# minimal oblique rectangle to sample wallpaper

From a rectangular wallpaper pattern with periods $$(w,0)$$ and $$(0,h)$$, you must cut a rectangle with aspect ratio $$m$$, to include every part of the pattern-unit; in other words, you must cover the (flat) torus. You may rotate this sample-piece at any angle relative to the pattern.
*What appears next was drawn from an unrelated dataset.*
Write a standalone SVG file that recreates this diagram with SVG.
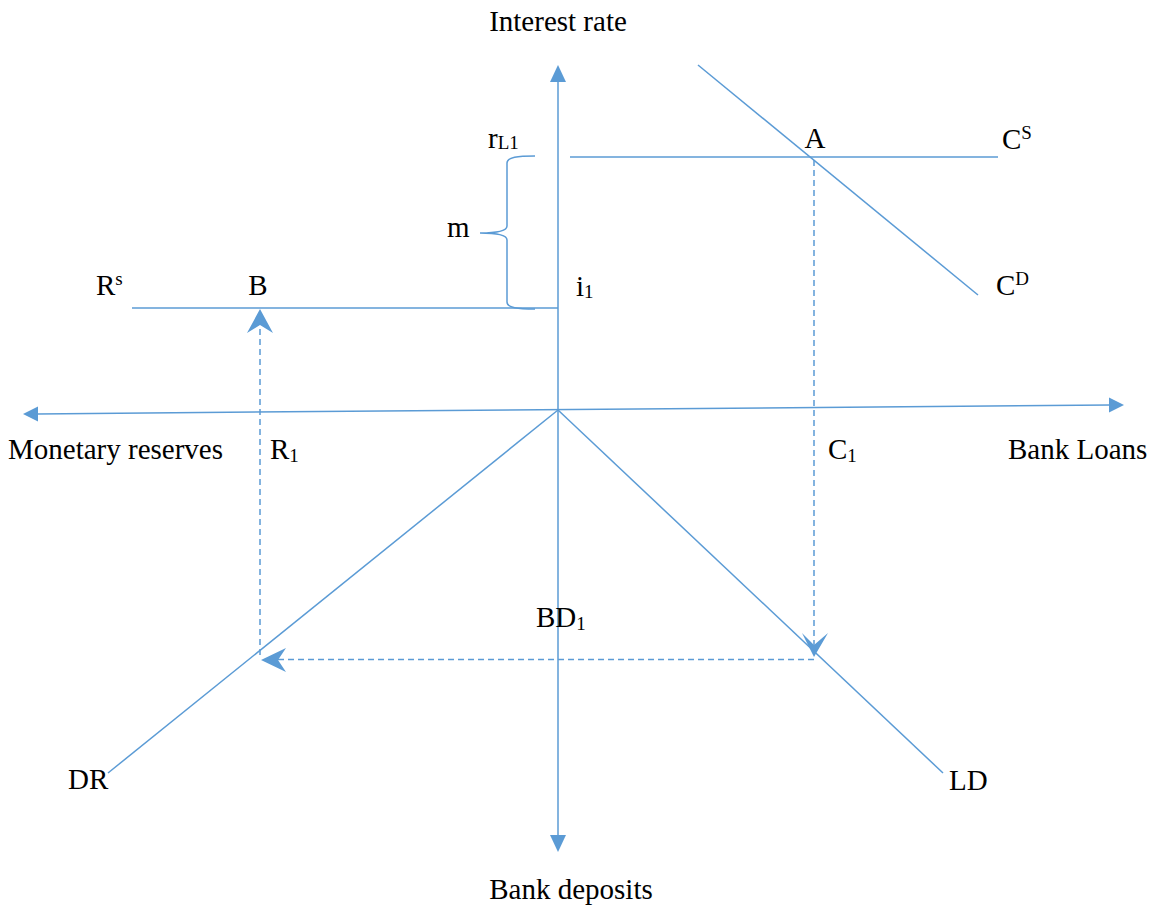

How do you choose the rotation to allow the smallest such rectangle?

A sub-problem is: for a given rotation angle, what is the smallest $$m:1$$ rectangle that covers?

Partial answer, 2019 Feb 13. I think it necessary and sufficient that, for each point $$(x,y)$$ on the boundary of the (scaled and rotated) ‘sample’ rectangle, there exist integers $$j,k$$, not both zero, such that $$(x+jw,y+kh)$$ is within the (closed) rectangle.

The solution, then, will be to minimize (over rotation) the maximum (over the set of boundary points) of the minimum (over $$j,k$$) of a family of trig functions which express the minimum scale factor.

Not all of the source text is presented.